RN50 was probably painted in the 1750s when William Hoare was in Bath following a brief period in London; the wig and dress are typical of men’s fashion around this time. The complexion of the sitter’s face is slightly dulled by losses to the pastel surface. Around this time, Hoare became popular with many political families including the Pitts, Grenvilles and Pelhams but this is the only portrait he made of a Townshend.

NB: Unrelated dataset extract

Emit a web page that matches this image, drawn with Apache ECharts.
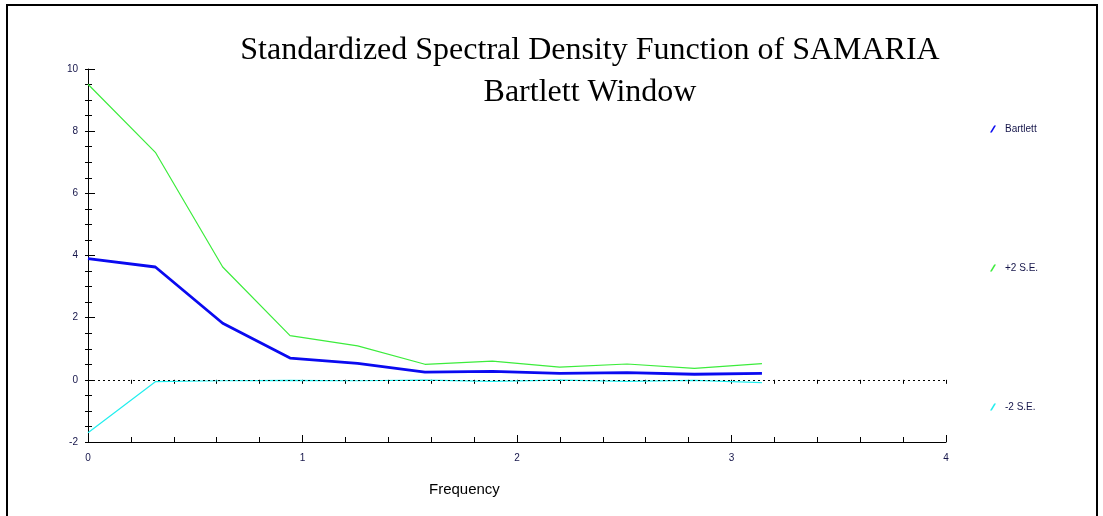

Hoare (c.1707–1792) was born near Eye, Suffolk, and received his education in Faringdon, Berkshire. He showed an early aptitude for drawing and so he was sent to London to study under Giuseppe Grisoni, an Italian painter who had come to London in 1715 to forge a career as a portraitist. When Grisoni returned to Italy, Hoare went with him and stayed for nine years. He returned to London in 1737 but later settled in Bath to take advantage of tourism in the city and the potential for portrait commissions. Hoare painted in oil and pastel and also made a number of engravings. At the specific request of George III, he became a founder member of the Royal Academy. Hoare died in Bath in 1792. His son, Prince Hoare, was a painter and dramatist and his daughter, Mary, also practised as an artist.